### Task to complete
Your output is the lines from the first one to the one containing "35000, 40000, 45000];", repeated exactly, with images left out.

========================================

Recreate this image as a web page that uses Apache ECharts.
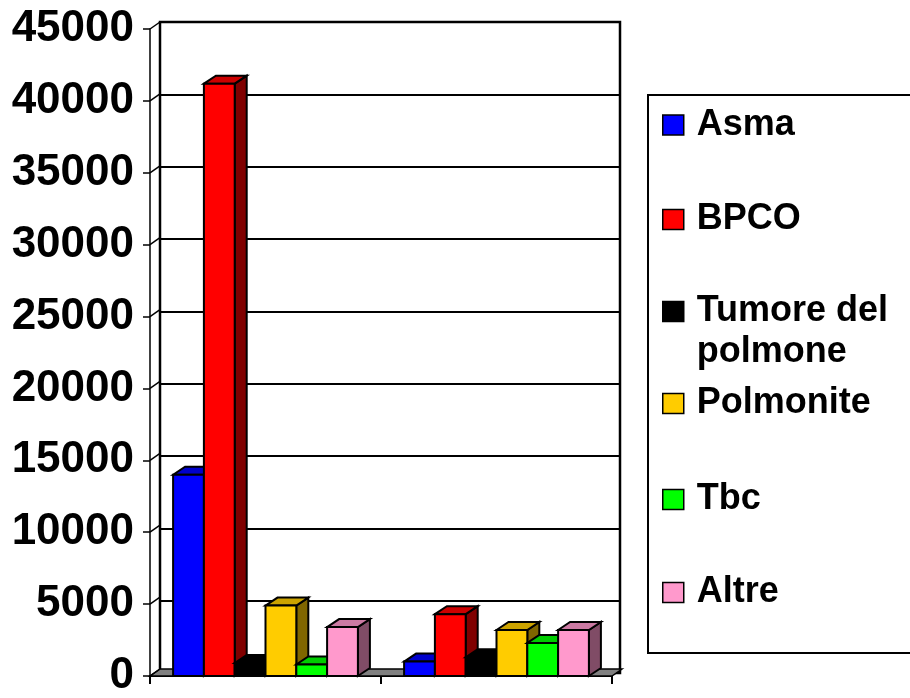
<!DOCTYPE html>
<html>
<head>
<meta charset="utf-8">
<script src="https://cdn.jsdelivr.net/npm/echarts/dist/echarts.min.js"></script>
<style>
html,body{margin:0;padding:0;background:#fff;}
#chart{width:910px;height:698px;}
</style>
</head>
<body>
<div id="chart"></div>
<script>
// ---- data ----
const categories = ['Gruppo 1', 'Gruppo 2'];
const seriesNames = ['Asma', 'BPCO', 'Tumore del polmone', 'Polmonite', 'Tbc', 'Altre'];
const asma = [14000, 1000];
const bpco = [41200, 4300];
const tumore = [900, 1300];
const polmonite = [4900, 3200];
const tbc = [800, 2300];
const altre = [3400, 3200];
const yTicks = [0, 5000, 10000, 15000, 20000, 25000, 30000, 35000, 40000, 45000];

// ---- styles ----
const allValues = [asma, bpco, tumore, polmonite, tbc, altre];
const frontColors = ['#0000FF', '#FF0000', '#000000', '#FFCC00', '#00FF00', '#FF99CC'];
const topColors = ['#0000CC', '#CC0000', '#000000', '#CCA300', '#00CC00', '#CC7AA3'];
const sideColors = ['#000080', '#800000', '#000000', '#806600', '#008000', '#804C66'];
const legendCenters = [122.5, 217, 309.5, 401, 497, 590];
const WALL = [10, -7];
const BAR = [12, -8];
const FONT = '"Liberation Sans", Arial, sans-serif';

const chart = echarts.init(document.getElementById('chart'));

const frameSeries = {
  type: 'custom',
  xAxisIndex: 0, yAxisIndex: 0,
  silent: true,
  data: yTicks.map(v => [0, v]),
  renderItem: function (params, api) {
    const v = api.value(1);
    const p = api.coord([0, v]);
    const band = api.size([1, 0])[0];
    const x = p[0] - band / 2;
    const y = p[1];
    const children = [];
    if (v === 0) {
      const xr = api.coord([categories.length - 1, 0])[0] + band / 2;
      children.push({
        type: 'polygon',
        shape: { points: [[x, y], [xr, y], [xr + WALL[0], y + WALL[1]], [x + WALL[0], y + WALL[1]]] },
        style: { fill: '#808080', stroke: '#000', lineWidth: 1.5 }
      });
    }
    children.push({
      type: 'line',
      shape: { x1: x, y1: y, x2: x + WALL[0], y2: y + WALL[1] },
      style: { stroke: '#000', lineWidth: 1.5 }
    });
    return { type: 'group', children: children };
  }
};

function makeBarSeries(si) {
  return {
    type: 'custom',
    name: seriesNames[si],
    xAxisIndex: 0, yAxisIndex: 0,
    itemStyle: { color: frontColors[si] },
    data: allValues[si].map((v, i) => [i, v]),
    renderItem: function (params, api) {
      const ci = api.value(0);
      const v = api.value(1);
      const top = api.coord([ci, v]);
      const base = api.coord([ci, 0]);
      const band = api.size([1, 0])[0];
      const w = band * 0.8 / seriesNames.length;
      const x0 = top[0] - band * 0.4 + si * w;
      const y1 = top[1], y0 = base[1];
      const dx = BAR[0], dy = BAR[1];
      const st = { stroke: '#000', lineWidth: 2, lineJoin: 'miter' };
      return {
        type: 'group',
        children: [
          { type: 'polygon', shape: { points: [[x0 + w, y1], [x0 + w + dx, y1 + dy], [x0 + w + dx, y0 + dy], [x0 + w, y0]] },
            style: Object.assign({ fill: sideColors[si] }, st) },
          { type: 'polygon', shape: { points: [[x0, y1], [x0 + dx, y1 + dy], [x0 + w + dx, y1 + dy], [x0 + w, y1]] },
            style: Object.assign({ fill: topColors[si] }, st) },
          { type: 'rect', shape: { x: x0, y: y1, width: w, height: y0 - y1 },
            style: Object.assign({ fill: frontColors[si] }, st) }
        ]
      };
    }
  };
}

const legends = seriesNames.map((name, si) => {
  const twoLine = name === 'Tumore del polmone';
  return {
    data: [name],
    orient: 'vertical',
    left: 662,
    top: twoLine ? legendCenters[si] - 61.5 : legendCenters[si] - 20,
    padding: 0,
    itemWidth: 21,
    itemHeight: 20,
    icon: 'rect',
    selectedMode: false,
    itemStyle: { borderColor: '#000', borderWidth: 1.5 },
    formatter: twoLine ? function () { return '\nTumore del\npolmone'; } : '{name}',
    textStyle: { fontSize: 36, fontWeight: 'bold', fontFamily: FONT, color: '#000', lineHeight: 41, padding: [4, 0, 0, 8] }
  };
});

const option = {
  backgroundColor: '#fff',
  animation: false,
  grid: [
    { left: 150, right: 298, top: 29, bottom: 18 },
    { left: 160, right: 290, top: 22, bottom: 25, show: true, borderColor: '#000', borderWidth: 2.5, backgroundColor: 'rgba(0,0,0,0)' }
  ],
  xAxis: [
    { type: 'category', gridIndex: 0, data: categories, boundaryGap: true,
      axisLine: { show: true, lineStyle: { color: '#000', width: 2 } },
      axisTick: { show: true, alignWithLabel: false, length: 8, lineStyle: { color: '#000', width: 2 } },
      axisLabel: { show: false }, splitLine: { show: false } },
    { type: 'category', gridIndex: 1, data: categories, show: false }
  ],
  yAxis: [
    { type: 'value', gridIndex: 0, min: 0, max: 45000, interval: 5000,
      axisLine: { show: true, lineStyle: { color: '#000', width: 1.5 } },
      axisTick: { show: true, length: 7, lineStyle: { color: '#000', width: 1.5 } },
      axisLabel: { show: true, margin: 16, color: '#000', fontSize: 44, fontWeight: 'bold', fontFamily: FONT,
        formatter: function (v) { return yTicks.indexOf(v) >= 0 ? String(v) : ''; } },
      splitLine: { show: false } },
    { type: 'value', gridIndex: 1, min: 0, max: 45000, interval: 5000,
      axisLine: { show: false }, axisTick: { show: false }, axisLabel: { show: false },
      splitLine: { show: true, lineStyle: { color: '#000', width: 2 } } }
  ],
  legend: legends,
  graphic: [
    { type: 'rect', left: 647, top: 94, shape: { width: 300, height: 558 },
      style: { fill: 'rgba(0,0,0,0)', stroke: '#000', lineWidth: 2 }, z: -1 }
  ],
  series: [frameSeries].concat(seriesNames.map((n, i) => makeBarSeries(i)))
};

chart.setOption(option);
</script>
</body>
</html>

========================================

### Answer to the exercise
Recreate this image as a web page that uses Apache ECharts.
<!DOCTYPE html>
<html>
<head>
<meta charset="utf-8">
<script src="https://cdn.jsdelivr.net/npm/echarts/dist/echarts.min.js"></script>
<style>
html,body{margin:0;padding:0;background:#fff;}
#chart{width:910px;height:698px;}
</style>
</head>
<body>
<div id="chart"></div>
<script>
// ---- data ----
const categories = ['Gruppo 1', 'Gruppo 2'];
const seriesNames = ['Asma', 'BPCO', 'Tumore del polmone', 'Polmonite', 'Tbc', 'Altre'];
const asma = [14000, 1000];
const bpco = [41200, 4300];
const tumore = [900, 1300];
const polmonite = [4900, 3200];
const tbc = [800, 2300];
const altre = [3400, 3200];
const yTicks = [0, 5000, 10000, 15000, 20000, 25000, 30000, 35000, 40000, 45000];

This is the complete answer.